[start DATA SHOWN]

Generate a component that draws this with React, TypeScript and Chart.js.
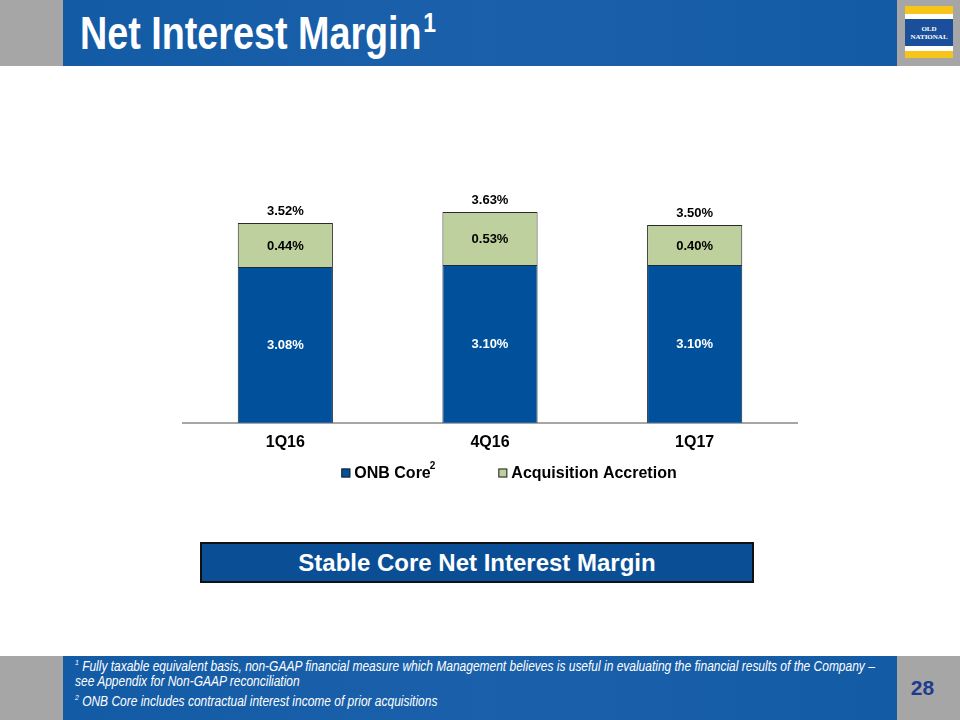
import React, { useEffect, useRef } from "react";
import { Chart, registerables } from "chart.js";

Chart.register(...registerables);

const categories = ["1Q16", "4Q16", "1Q17"];
const onbCore = [3.08, 3.1, 3.1];
const accretion = [0.44, 0.53, 0.4];
const seriesNames = ["ONB Core", "Acquisition Accretion"];
const seriesMarks = ["2", ""];
const seriesColors = ["#00509B", "#BDD09E"];

const FONT = "'Liberation Sans', Arial, sans-serif";

function ChartBlock() {
  const ref = useRef<HTMLCanvasElement | null>(null);
  useEffect(() => {
    if (!ref.current) return;
    const labelPlugin = {
      id: "valueLabels",
      afterDatasetsDraw(chart: any) {
        const ctx = chart.ctx;
        const area = chart.chartArea;
        ctx.save();
        ctx.textAlign = "center";
        ctx.textBaseline = "middle";
        const m0 = chart.getDatasetMeta(0);
        const m1 = chart.getDatasetMeta(1);
        m0.data.forEach((el: any, i: number) => {
          const p = el.getProps(["x", "y", "base"], true);
          const b = Math.min(p.base, area.bottom);
          ctx.fillStyle = "#ffffff";
          ctx.font = `bold 13px ${FONT}`;
          ctx.fillText(onbCore[i].toFixed(2) + "%", p.x, (p.y + b) / 2 + 1);
        });
        m1.data.forEach((el: any, i: number) => {
          const p = el.getProps(["x", "y", "base"], true);
          ctx.fillStyle = "#000000";
          ctx.font = `bold 13px ${FONT}`;
          ctx.fillText(accretion[i].toFixed(2) + "%", p.x, (p.y + p.base) / 2 + 1);
          const total = onbCore[i] + accretion[i];
          ctx.fillText(total.toFixed(2) + "%", p.x, p.y - 12);
        });
        ctx.restore();
      },
      afterDraw(chart: any) {
        const ctx = chart.ctx;
        ctx.save();
        ctx.textBaseline = "middle";
        ctx.textAlign = "left";
        const y = 403;
        const box = 9;
        const gap = 62;
        const widths = seriesNames.map((n, i) => {
          ctx.font = `bold 16px ${FONT}`;
          let w = box + 4 + ctx.measureText(n).width;
          if (seriesMarks[i]) {
            ctx.font = `bold 10px ${FONT}`;
            w += ctx.measureText(seriesMarks[i]).width;
          }
          return w;
        });
        const total = widths.reduce((a, b) => a + b, 0) + gap * (widths.length - 1);
        let x = 509 - total / 2;
        seriesNames.forEach((n, i) => {
          ctx.fillStyle = seriesColors[i];
          ctx.fillRect(x, y - box / 2, box, box);
          ctx.strokeStyle = "#222";
          ctx.lineWidth = 1;
          ctx.strokeRect(x + 0.5, y - box / 2 + 0.5, box - 1, box - 1);
          ctx.fillStyle = "#000";
          ctx.font = `bold 16px ${FONT}`;
          const tx = x + box + 4;
          ctx.fillText(n, tx, y + 1);
          const tw = ctx.measureText(n).width;
          if (seriesMarks[i]) {
            ctx.font = `bold 10px ${FONT}`;
            ctx.fillText(seriesMarks[i], tx + tw - 1, y - 7);
          }
          x += widths[i] + gap;
        });
        ctx.restore();
      },
    };

    const chart = new Chart(ref.current, {
      type: "bar",
      data: {
        labels: categories,
        datasets: [
          {
            label: seriesNames[0],
            data: onbCore,
            backgroundColor: seriesColors[0],
            borderColor: "#1c2a3a",
            borderWidth: 1,
            clip: 0,
          } as any,
          {
            label: seriesNames[1],
            data: accretion,
            backgroundColor: seriesColors[1],
            borderColor: "#2a2a2a",
            borderWidth: 1,
            clip: 0,
          } as any,
        ],
      },
      options: {
        responsive: false,
        devicePixelRatio: 1,
        animation: false,
        datasets: { bar: { categoryPercentage: 1, barPercentage: 0.465 } },
        layout: { padding: { left: 183, right: 163, top: 103, bottom: 48 } },
        plugins: {
          legend: { display: false },
          tooltip: { enabled: false },
          title: { display: false },
        },
        scales: {
          x: {
            stacked: true,
            grid: { display: false, drawTicks: false },
            border: { display: true, color: "#A6A6A6", width: 2 },
            ticks: {
              padding: 10,
              color: "#000",
              font: { family: FONT, size: 16, weight: "bold" },
            },
          },
          y: {
            stacked: true,
            display: false,
            min: 1.52,
            max: 4.02,
          },
        },
      },
      plugins: [labelPlugin],
    });
    return () => chart.destroy();
  }, []);
  return (
    <canvas
      ref={ref}
      width={960}
      height={440}
      style={{ position: "absolute", left: 0, top: 70, width: 960, height: 440 }}
    />
  );
}

export default function App() {
  const gray = "#A6A6A6";
  const blue = "linear-gradient(90deg, #145BA6 0%, #1A60AA 50%, #145BA6 100%)";
  return (
    <div
      style={{
        position: "absolute",
        left: 0,
        top: 0,
        width: 960,
        height: 720,
        background: "#fff",
        overflow: "hidden",
        fontFamily: FONT,
      }}
    >
      {/* header */}
      <div style={{ position: "absolute", left: 0, top: 0, width: 63, height: 66, background: gray }} />
      <div style={{ position: "absolute", left: 63, top: 0, width: 834, height: 66, background: blue }} />
      <div style={{ position: "absolute", left: 897, top: 0, width: 63, height: 66, background: gray }} />
      <div
        style={{
          position: "absolute",
          left: 80,
          top: 10,
          color: "#fff",
          fontWeight: "bold",
          fontSize: 46,
          lineHeight: "46px",
          whiteSpace: "nowrap",
          transform: "scaleX(0.82)",
          transformOrigin: "left top",
        }}
      >
        Net Interest Margin
        <span style={{ fontSize: 28, position: "relative", top: -17, marginLeft: 2 }}>1</span>
      </div>
      {/* logo */}
      <div style={{ position: "absolute", left: 905, top: 6, width: 48, height: 52, background: "#fff" }}>
        <div style={{ position: "absolute", left: 0, top: 0, width: 48, height: 8, background: "#F7C419" }} />
        <div style={{ position: "absolute", left: 0, top: 13, width: 48, height: 27, background: "#1B4F9C" }} />
        <div style={{ position: "absolute", left: 0, top: 45, width: 48, height: 7, background: "#F7C419" }} />
        <div
          style={{
            position: "absolute",
            left: 0,
            top: 19,
            width: 48,
            textAlign: "center",
            color: "#fff",
            fontFamily: "'Liberation Serif', 'DejaVu Serif', serif",
            fontWeight: "bold",
            fontSize: 7,
            lineHeight: "8px",
          }}
        >
          OLD
          <br />
          NATIONAL
        </div>
      </div>

      <ChartBlock />

      {/* callout box */}
      <div
        style={{
          position: "absolute",
          left: 200,
          top: 542,
          width: 550,
          height: 37,
          border: "2px solid #111",
          background: "#0A4F96",
          color: "#fff",
          fontWeight: "bold",
          fontSize: 24,
          lineHeight: "37px",
          textAlign: "center",
        }}
      >
        Stable Core Net Interest Margin
      </div>

      {/* footer */}
      <div style={{ position: "absolute", left: 0, top: 656, width: 63, height: 64, background: gray }} />
      <div style={{ position: "absolute", left: 63, top: 656, width: 834, height: 64, background: blue }} />
      <div style={{ position: "absolute", left: 897, top: 656, width: 63, height: 64, background: gray }} />
      <div
        style={{
          position: "absolute",
          left: 75,
          top: 659,
          color: "#fff",
          fontStyle: "italic",
          fontSize: 14,
          lineHeight: "15px",
          whiteSpace: "nowrap",
          transform: "scaleX(0.855)",
          transformOrigin: "left top",
        }}
      >
        <sup style={{ fontSize: 8, lineHeight: 0 }}>1</sup> Fully taxable equivalent basis, non-GAAP financial measure
        which Management believes is useful in evaluating the financial results of the Company –
        <br />
        see Appendix for Non-GAAP reconciliation
        <div style={{ height: 5 }} />
        <sup style={{ fontSize: 8, lineHeight: 0 }}>2</sup> ONB Core includes contractual interest income of prior
        acquisitions
      </div>
      <div
        style={{
          position: "absolute",
          left: 895,
          top: 676,
          width: 55,
          textAlign: "center",
          color: "#1F3C8C",
          fontWeight: "bold",
          fontSize: 21,
          lineHeight: "24px",
        }}
      >
        28
      </div>
    </div>
  );
}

[end DATA SHOWN]

:: WORK REQUIRED ::
Leave out any pictures, please, and quote only the lines from the top of the data through the line that contains "Chart.register(...registerables);".

:: THE SOLUTION ::
Generate a component that draws this with React, TypeScript and Chart.js.
import React, { useEffect, useRef } from "react";
import { Chart, registerables } from "chart.js";

Chart.register(...registerables);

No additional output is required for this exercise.